Real-world markets can be extremely intricate. Their many subtleties and extensive institutional detail make them almost impossible to understand in all their glory. Those who have worked in an industry can start to understand it, but even then their comprehension is typically intuitive. Ask somebody who has had the requisite experience in an industry to describe it and you will generally get just that—a great deal of description. What can we learn from the description? How can we classify thinking, generalize, and apply the knowledge more broadly to other industries and markets? That is where theory has a role to play.
The process of theorizing involves making the simplifying abstractions so as to get to the heart of the matter without being overwhelmed with unnecessary detail. The hallmark of a good theory is that, through the intelligent use of assumptions and analysis, it has honed in on the question that we are interested in. In other words, a good theory has sliced away inconsequential detail so as to gain the insights that we want.
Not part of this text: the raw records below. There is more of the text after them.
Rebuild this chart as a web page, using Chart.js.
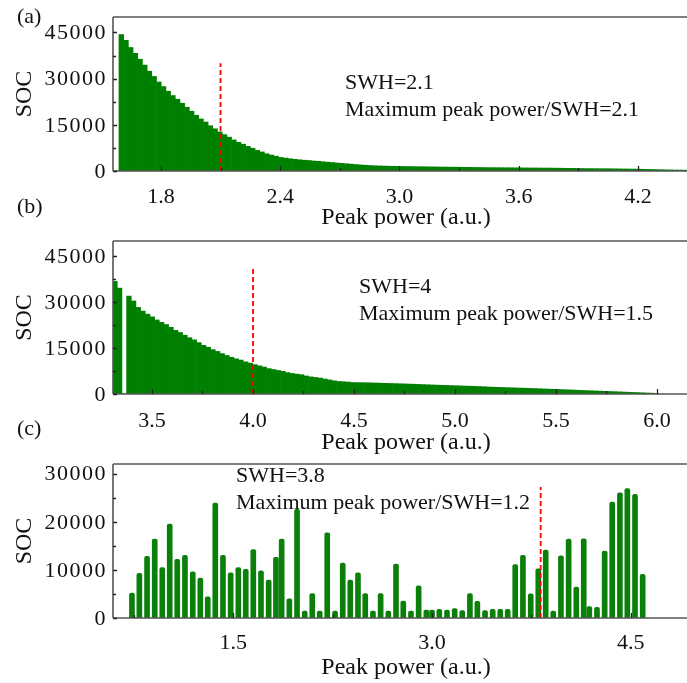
<!DOCTYPE html>
<html>
<head>
<meta charset="utf-8">
<script src="https://cdn.jsdelivr.net/npm/chart.js@4.4.1/dist/chart.umd.min.js"></script>
<style>
  html, body { margin: 0; padding: 0; background: #fff; overflow: hidden; }
  #wrap { position: relative; width: 687px; height: 683px; overflow: hidden; }
  #wrap canvas { position: absolute; left: 0; }
  .lab { position: absolute; left: 17px; font-family: "Liberation Serif", "Times New Roman", serif;
         font-size: 22px; line-height: 22px; color: #111; }
</style>
</head>
<body>
<div id="wrap">
  <canvas id="chartA" width="700" height="228" style="top:0px"></canvas>
  <canvas id="chartB" width="700" height="228" style="top:228px"></canvas>
  <canvas id="chartC" width="700" height="227" style="top:456px"></canvas>
  <div class="lab" style="top:5px">(a)</div>
  <div class="lab" style="top:195px">(b)</div>
  <div class="lab" style="top:417px">(c)</div>
</div>
<script>
// panel (a) histogram, SWH = 2.1
const aBinStart = 1.589;
const aBinWidth = 0.0236;
const aCounts = [44300, 42400, 40100, 38200, 36300, 34400, 32400, 30700, 28900, 27400,
  25900, 24500, 23300, 22000, 20700, 19400, 18100, 16900, 15900, 14700,
  13700, 12700, 11800, 11000, 10100, 9300, 8700, 8000, 7400, 6700,
  6200, 5600, 5200, 4800, 4400, 4200, 4000, 3800, 3650, 3500,
  3400, 3250, 3150, 3000, 2880, 2750, 2600, 2480, 2350, 2230,
  2100, 1980, 1880, 1780, 1700, 1640, 1600, 1560, 1530, 1500,
  1470, 1450, 1430, 1400, 1380, 1360, 1340, 1320, 1300, 1280,
  1260, 1240, 1220, 1200, 1180, 1160, 1140, 1120, 1100, 1090,
  1080, 1070, 1060, 1050, 1040, 1020, 1000, 990, 980, 970,
  960, 950, 940, 920, 900, 880, 860, 840, 800, 780,
  770, 760, 750, 740, 730, 710, 680, 660, 640, 620,
  600, 560, 530, 500, 470, 420, 380, 350, 320, 300, 280];

// panel (b) histogram, SWH = 4
const bBinStart = 3.305;
const bBinWidth = 0.0231;
const bCounts = [36800, 34600, 0, 32000, 30400, 28300, 27100, 26100, 25200, 24200,
  23400, 22700, 21800, 20800, 20100, 19200, 18400, 17700, 16800, 15900,
  15300, 14500, 13900, 13200, 12600, 12000, 11500, 11100, 10500, 10100,
  9600, 9200, 8800, 8300, 8000, 7700, 7400, 7000, 6700, 6500,
  6300, 5900, 5600, 5400, 5200, 4900, 4600, 4300, 4100, 4000,
  3900, 3750, 3700, 3700, 3680, 3640, 3600, 3540, 3480, 3440,
  3400, 3350, 3300, 3250, 3200, 3140, 3080, 3020, 2960, 2900,
  2850, 2800, 2750, 2700, 2650, 2600, 2550, 2500, 2440, 2380,
  2300, 2240, 2180, 2130, 2080, 2030, 1980, 1930, 1880, 1830,
  1780, 1720, 1660, 1600, 1540, 1480, 1420, 1360, 1300, 1240,
  1180, 1120, 1060, 1000, 940, 880, 820, 760, 700, 640,
  580, 520, 460, 400, 340, 280, 220];

// panel (c) discrete peaks, SWH = 3.8
const cPeak = [0.735, 0.791, 0.849, 0.907, 0.964, 1.020, 1.077, 1.135, 1.194, 1.251,
  1.307, 1.364, 1.422, 1.480, 1.538, 1.594, 1.651, 1.709, 1.767, 1.822,
  1.865, 1.923, 1.981, 2.039, 2.096, 2.152, 2.209, 2.268, 2.326, 2.383,
  2.441, 2.496, 2.554, 2.612, 2.670, 2.728, 2.783, 2.841, 2.899, 2.957,
  3.000, 3.055, 3.113, 3.171, 3.228, 3.286, 3.342, 3.400, 3.458, 3.515,
  3.571, 3.628, 3.686, 3.745, 3.802, 3.858, 3.915, 3.973, 4.031, 4.089,
  4.145, 4.187, 4.245, 4.303, 4.360, 4.418, 4.474, 4.532, 4.590];
const cCounts = [5200, 9300, 12800, 16400, 10500, 19500, 12200, 13000, 9600, 8300,
  4400, 23900, 13000, 9400, 10500, 10100, 14200, 9800, 7900, 12600,
  16400, 4000, 22600, 1460, 5100, 1460, 17700, 1460, 11400, 7900,
  9400, 5100, 1460, 5100, 1460, 11200, 3500, 1460, 6700, 1670,
  1670, 1800, 1670, 1940, 1530, 5100, 3470, 1530, 1800, 1800,
  1800, 11100, 13000, 5000, 10200, 14100, 1460, 12900, 16400, 6450,
  16450, 2360, 2220, 13900, 24100, 26000, 26900, 25700, 9100];

// y tick positions (labels shown on every other one)
const yTicksAB = [0, 7500, 15000, 22500, 30000, 37500, 45000];
const yTicksC = [0, 5000, 10000, 15000, 20000, 25000, 30000];

// red dashed marker (x position, top value) and notes
const markX = [2.1, 4.0, 3.82];
const markTop = [35000, 41000, 27200];
const swhLines = [
  ['SWH=2.1', 'Maximum peak power/SWH=2.1'],
  ['SWH=4', 'Maximum peak power/SWH=1.5'],
  ['SWH=3.8', 'Maximum peak power/SWH=1.2']
];

const serif = '"Liberation Serif", "Times New Roman", serif';
const ink = '#111';

function histData(start, width, counts) {
  return counts.map((v, i) => ({ x: start + width * (i + 0.5), y: v }));
}

function isMajor(v, step) {
  const r = v / step;
  return Math.abs(r - Math.round(r)) < 1e-6;
}

// spines, inward tick marks and y tick labels
function frame(yMajor) {
  return {
    id: 'frame',
    afterDatasetsDraw(chart) {
      const { ctx, chartArea: a, scales } = chart;
      const x = scales.x, y = scales.y;
      ctx.save();
      ctx.strokeStyle = '#555';
      ctx.lineWidth = 1.6;
      ctx.beginPath();
      ctx.moveTo(a.left, a.top); ctx.lineTo(a.right, a.top);
      ctx.moveTo(a.left, a.top); ctx.lineTo(a.left, a.bottom);
      ctx.moveTo(a.left, a.bottom); ctx.lineTo(a.right + 5, a.bottom);
      ctx.stroke();
      ctx.strokeStyle = '#222';
      ctx.lineWidth = 1.3;
      ctx.beginPath();
      x.ticks.forEach(t => {
        const px = Math.round(x.getPixelForValue(t.value)) + 0.5;
        const len = t.label ? 5 : 3;
        ctx.moveTo(px, a.bottom); ctx.lineTo(px, a.bottom - len);
      });
      y.ticks.forEach(t => {
        const py = Math.round(y.getPixelForValue(t.value)) + 0.5;
        const len = isMajor(t.value, yMajor) ? 4 : 3;
        ctx.moveTo(a.left, py); ctx.lineTo(a.left + len, py);
      });
      ctx.stroke();
      ctx.restore();
    },
    afterDraw(chart) {
      const { ctx, chartArea: a, scales } = chart;
      const y = scales.y;
      ctx.save();
      ctx.font = '22px ' + serif;
      ctx.fillStyle = ink;
      ctx.textAlign = 'right';
      ctx.textBaseline = 'middle';
      ctx.letterSpacing = '1.5px';
      y.ticks.forEach(t => {
        if (!isMajor(t.value, yMajor)) return;
        ctx.fillText(String(t.value), a.left - 6, y.getPixelForValue(t.value) + 1);
      });
      ctx.restore();
    }
  };
}

function notes(lines, px, py, gap) {
  return {
    id: 'notes',
    afterDraw(chart) {
      const ctx = chart.ctx;
      ctx.save();
      ctx.font = '22px ' + serif;
      ctx.fillStyle = ink;
      ctx.textBaseline = 'alphabetic';
      lines.forEach((s, i) => ctx.fillText(s, px, py + i * gap));
      ctx.restore();
    }
  };
}

function panel(id, o) {
  return new Chart(document.getElementById(id), {
    data: {
      datasets: [
        {
          type: 'line',
          data: [{ x: o.mark, y: 0 }, { x: o.mark, y: o.markTop }],
          borderColor: '#ff0000',
          borderWidth: 1.8,
          borderDash: [5, 3],
          pointRadius: 0,
          order: 0
        },
        Object.assign({
          type: 'bar',
          data: o.bars,
          backgroundColor: '#008000',
          borderWidth: 0,
          order: 1
        }, o.barStyle)
      ]
    },
    options: {
      responsive: false,
      animation: false,
      devicePixelRatio: 1,
      layout: { padding: { top: o.top, right: 1, left: 0, bottom: 0 } },
      plugins: { legend: { display: false }, tooltip: { enabled: false } },
      scales: {
        x: {
          type: 'linear',
          offset: false,
          min: o.xMin, max: o.xMax,
          grid: { display: false, offset: false },
          border: { display: false },
          ticks: {
            stepSize: o.xStep,
            includeBounds: false,
            autoSkip: false,
            maxRotation: 0,
            padding: o.xPad,
            color: ink,
            font: { family: serif, size: 22 },
            callback: v => isMajor(v, o.xMajor) ? v.toFixed(1) : ''
          },
          title: {
            display: true,
            text: 'Peak power (a.u.)',
            color: ink,
            font: { family: serif, size: 24, lineHeight: 1 },
            padding: { top: 0, bottom: o.titlePad }
          },
          afterFit: s => {
            s.height = o.xh;
            s.paddingLeft = 0; s.paddingRight = 0; s.paddingTop = 0; s.paddingBottom = 0;
          }
        },
        y: {
          type: 'linear',
          offset: false,
          min: 0, max: o.yMax,
          grid: { display: false },
          border: { display: false },
          ticks: { display: false },
          afterBuildTicks: s => { s.ticks = o.yTicks.map(v => ({ value: v })); },
          title: {
            display: true,
            text: 'SOC',
            color: ink,
            font: { family: serif, size: 24, lineHeight: 1 },
            padding: { top: 13, bottom: 0 }
          },
          afterFit: s => {
            s.width = 113;
            s.paddingLeft = 0; s.paddingRight = 0; s.paddingTop = 0; s.paddingBottom = 0;
          }
        }
      }
    },
    plugins: [frame(o.yMajor), notes(o.lines, o.noteX, o.noteY, 27)]
  });
}

const histStyle = { barPercentage: 1, categoryPercentage: 1 };

panel('chartA', {
  bars: histData(aBinStart, aBinWidth, aCounts), barStyle: histStyle,
  mark: markX[0], markTop: markTop[0],
  top: 17, xh: 57, xPad: 5, titlePad: -2,
  xMin: 1.559, xMax: 4.507, xStep: 0.3, xMajor: 0.6,
  yMax: 50000, yTicks: yTicksAB, yMajor: 15000,
  lines: swhLines[0], noteX: 345, noteY: 89
});

panel('chartB', {
  bars: histData(bBinStart, bBinWidth, bCounts), barStyle: histStyle,
  mark: markX[1], markTop: markTop[1],
  top: 13, xh: 62, xPad: 6, titlePad: 1,
  xMin: 3.307, xMax: 6.208, xStep: 0.25, xMajor: 0.5,
  yMax: 50000, yTicks: yTicksAB, yMajor: 15000,
  lines: swhLines[1], noteX: 359, noteY: 65
});

panel('chartC', {
  bars: cPeak.map((p, i) => ({ x: p, y: cCounts[i] })),
  barStyle: { barThickness: 5, borderRadius: 2, backgroundColor: '#0a7f0a' },
  mark: markX[2], markTop: markTop[2],
  top: 8, xh: 65, xPad: 4, titlePad: 3,
  xMin: 0.592, xMax: 5.015, xStep: 0.75, xMajor: 1.5,
  yMax: 32000, yTicks: yTicksC, yMajor: 10000,
  lines: swhLines[2], noteX: 236, noteY: 26
});
</script>
</body>
</html>
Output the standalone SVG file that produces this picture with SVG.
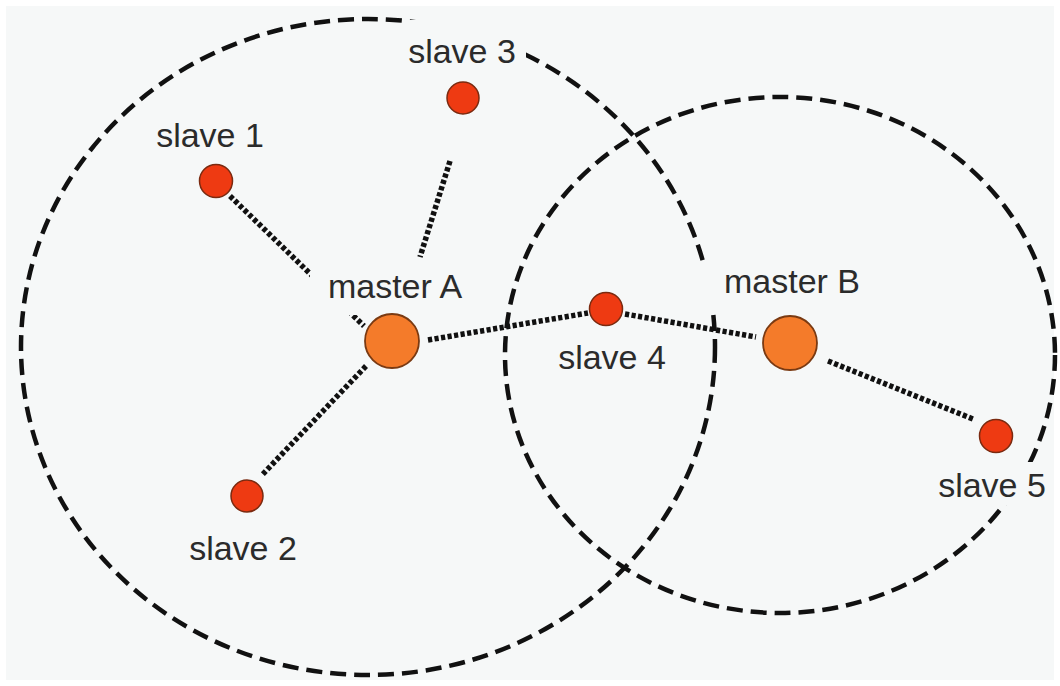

You might appreciate microeconomic theory with real interest only when you see it being applied to an actual market. So let’s do that. Throughout much of this book, we present microeconomic theory with reference to one specific, real-world micro market: the equity market. This is an excellent market to analyze. Equities are a critically important financial asset for scores of investors, corporations, and the macro economy. Corporate equities (also referred to as “stocks”) represent shares of ownership in public companies and, as such, equity financing is a major source of the financial capital that firms must have to undertake their operations. On a national level, equities comprise a major part of the portfolios of both individual investors and institutional investors such as mutual funds and pension funds. Well-functioning equity markets are essential to the vibrancy and growth of a macro economy. And in light of its dynamic properties, an equity market is a particularly intriguing micro market to study.